Working data
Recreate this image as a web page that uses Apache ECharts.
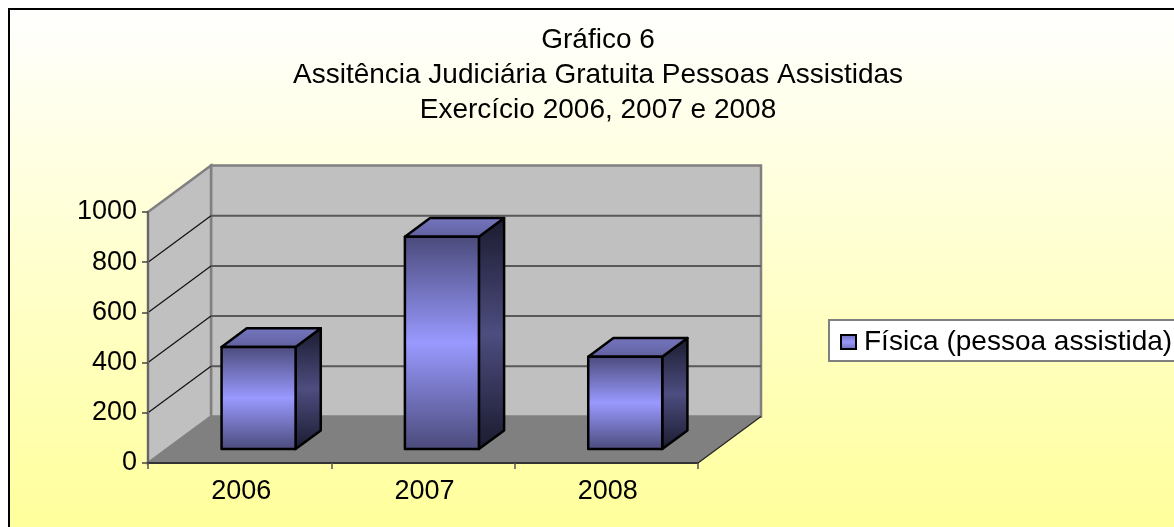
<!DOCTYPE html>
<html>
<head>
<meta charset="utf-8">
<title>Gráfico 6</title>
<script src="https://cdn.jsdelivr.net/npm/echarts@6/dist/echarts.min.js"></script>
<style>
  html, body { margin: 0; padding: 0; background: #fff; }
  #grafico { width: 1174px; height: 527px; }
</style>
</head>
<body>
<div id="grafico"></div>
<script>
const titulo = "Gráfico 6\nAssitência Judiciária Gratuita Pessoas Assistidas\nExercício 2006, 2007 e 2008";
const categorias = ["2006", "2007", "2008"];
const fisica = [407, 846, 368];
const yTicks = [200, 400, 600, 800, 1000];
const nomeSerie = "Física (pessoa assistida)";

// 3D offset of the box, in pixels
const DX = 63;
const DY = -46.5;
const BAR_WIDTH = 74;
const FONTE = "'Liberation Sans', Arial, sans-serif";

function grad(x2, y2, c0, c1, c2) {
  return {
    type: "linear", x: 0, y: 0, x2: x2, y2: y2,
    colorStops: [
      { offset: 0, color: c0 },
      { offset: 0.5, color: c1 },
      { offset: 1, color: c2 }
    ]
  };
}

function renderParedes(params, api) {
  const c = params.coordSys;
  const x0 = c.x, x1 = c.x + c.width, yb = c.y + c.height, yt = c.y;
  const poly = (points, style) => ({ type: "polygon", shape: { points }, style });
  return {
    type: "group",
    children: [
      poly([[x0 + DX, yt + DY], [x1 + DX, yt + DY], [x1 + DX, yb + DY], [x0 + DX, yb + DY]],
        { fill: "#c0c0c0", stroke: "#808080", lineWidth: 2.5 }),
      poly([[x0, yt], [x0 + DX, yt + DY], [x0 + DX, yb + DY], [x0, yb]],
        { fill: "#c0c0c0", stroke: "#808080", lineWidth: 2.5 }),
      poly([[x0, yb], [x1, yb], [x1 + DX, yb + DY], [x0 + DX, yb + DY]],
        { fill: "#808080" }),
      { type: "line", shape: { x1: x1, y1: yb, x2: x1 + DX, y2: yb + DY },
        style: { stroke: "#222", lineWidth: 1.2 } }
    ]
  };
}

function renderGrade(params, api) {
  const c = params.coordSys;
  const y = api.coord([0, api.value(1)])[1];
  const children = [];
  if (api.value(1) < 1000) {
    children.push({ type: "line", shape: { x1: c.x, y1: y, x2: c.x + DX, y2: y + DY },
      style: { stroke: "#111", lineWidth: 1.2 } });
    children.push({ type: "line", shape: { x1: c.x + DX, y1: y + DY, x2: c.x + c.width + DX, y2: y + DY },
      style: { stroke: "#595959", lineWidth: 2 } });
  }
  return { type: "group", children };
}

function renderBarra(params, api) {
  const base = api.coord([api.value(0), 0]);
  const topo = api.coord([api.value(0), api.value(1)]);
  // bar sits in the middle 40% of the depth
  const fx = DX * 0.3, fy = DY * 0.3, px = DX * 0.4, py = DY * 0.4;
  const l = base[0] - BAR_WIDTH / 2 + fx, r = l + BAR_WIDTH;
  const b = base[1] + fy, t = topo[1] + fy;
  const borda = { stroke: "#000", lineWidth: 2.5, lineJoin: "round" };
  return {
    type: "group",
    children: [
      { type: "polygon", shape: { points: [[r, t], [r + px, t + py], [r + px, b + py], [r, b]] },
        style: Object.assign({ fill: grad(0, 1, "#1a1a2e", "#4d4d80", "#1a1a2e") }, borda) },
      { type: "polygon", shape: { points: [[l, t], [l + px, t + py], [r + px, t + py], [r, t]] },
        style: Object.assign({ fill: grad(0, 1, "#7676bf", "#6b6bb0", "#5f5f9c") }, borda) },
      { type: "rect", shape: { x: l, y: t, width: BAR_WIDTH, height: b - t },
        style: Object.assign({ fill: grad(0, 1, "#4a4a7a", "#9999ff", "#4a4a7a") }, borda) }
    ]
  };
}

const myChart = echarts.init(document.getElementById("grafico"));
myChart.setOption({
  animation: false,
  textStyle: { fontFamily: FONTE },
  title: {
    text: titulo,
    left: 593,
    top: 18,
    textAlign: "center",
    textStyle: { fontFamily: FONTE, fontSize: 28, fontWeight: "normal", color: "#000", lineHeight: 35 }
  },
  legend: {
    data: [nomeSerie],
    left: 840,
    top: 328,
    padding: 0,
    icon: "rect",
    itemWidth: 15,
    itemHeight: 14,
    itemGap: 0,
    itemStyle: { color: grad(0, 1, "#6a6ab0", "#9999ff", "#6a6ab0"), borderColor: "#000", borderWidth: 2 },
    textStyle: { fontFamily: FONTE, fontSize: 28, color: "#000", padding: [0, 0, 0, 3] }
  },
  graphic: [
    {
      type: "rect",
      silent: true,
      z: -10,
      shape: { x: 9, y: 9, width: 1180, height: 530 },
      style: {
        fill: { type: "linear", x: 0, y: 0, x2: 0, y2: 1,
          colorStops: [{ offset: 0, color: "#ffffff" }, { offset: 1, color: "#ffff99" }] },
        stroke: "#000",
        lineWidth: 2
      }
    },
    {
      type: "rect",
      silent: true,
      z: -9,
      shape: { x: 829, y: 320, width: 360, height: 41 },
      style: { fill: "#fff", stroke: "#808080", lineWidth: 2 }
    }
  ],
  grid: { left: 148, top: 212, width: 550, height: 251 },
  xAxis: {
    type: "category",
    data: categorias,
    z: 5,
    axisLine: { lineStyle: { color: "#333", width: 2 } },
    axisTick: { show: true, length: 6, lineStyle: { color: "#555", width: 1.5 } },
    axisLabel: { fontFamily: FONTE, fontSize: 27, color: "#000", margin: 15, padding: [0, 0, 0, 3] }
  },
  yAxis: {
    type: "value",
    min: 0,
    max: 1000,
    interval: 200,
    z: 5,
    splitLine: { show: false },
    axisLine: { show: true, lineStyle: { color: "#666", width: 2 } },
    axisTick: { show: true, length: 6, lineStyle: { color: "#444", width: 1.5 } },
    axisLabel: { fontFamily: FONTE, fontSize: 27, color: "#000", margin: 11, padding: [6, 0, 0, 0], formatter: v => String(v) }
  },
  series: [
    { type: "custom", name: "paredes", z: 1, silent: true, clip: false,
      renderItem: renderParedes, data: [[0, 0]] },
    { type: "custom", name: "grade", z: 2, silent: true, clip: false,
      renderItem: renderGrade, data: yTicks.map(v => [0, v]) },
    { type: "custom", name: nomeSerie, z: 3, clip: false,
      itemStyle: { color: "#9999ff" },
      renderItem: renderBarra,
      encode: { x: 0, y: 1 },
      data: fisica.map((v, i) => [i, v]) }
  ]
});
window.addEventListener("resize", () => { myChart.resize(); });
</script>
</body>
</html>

==

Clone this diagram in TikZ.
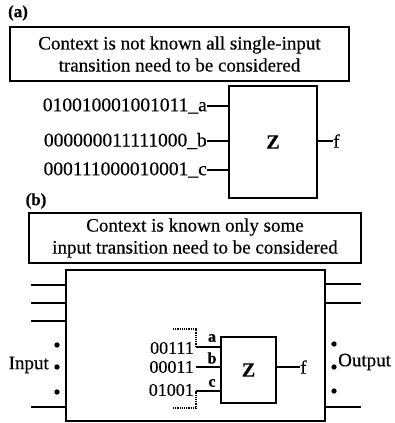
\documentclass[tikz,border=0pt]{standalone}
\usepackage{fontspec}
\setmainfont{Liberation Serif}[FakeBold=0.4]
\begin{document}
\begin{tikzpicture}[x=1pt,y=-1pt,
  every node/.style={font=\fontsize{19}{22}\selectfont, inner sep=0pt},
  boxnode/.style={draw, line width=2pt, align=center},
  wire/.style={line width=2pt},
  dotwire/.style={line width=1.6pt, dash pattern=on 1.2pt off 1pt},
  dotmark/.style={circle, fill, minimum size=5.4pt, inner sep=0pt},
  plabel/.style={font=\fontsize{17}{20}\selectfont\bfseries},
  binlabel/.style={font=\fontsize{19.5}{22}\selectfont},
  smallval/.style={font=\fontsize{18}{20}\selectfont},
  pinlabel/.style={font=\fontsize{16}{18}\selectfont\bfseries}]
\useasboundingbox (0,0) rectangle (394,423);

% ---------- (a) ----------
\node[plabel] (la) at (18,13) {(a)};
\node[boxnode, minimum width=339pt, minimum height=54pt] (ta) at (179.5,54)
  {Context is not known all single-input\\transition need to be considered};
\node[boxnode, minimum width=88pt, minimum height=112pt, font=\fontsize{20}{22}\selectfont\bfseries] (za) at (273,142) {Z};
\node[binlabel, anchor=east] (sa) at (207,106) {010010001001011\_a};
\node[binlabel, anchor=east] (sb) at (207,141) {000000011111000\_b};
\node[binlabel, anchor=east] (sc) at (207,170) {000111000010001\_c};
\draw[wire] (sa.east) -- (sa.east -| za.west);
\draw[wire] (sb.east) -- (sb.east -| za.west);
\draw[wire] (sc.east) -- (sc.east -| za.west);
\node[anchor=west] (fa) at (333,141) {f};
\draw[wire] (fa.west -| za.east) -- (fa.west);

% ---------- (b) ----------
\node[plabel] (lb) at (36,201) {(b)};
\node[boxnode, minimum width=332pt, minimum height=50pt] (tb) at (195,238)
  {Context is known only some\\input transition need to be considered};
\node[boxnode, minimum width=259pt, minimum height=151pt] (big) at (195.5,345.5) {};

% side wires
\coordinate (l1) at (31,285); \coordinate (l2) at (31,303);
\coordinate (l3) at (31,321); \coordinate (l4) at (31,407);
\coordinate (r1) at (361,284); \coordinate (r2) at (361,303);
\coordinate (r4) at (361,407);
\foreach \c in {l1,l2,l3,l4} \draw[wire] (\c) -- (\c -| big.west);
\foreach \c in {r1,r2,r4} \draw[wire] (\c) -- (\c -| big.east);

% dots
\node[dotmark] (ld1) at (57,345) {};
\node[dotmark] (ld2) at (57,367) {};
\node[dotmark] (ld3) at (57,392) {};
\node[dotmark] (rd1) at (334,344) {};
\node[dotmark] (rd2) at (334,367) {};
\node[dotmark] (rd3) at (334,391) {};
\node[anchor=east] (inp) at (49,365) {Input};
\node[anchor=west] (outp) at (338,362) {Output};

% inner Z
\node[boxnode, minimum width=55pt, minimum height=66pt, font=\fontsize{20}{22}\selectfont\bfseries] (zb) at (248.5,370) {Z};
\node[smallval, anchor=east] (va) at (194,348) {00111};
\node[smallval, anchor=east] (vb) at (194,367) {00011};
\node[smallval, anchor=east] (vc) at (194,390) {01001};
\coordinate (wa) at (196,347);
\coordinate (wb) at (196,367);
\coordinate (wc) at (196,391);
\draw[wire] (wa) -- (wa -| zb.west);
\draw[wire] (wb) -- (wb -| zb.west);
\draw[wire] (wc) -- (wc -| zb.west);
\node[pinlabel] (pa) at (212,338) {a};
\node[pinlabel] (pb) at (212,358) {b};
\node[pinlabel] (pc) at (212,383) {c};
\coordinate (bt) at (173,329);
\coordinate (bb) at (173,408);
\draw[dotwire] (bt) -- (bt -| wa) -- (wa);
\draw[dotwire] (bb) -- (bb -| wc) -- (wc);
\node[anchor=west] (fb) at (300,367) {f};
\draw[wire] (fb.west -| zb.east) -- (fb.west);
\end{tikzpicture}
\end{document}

Exercise aim
Above are the records. Copy word for word only their lines from the one holding "Clone this diagram in TikZ." through the one holding "(0,0) rectangle (394,423);", both included, and skip the images.

Completed exercise
Clone this diagram in TikZ.
\documentclass[tikz,border=0pt]{standalone}
\usepackage{fontspec}
\setmainfont{Liberation Serif}[FakeBold=0.4]
\begin{document}
\begin{tikzpicture}[x=1pt,y=-1pt,
  every node/.style={font=\fontsize{19}{22}\selectfont, inner sep=0pt},
  boxnode/.style={draw, line width=2pt, align=center},
  wire/.style={line width=2pt},
  dotwire/.style={line width=1.6pt, dash pattern=on 1.2pt off 1pt},
  dotmark/.style={circle, fill, minimum size=5.4pt, inner sep=0pt},
  plabel/.style={font=\fontsize{17}{20}\selectfont\bfseries},
  binlabel/.style={font=\fontsize{19.5}{22}\selectfont},
  smallval/.style={font=\fontsize{18}{20}\selectfont},
  pinlabel/.style={font=\fontsize{16}{18}\selectfont\bfseries}]
\useasboundingbox (0,0) rectangle (394,423);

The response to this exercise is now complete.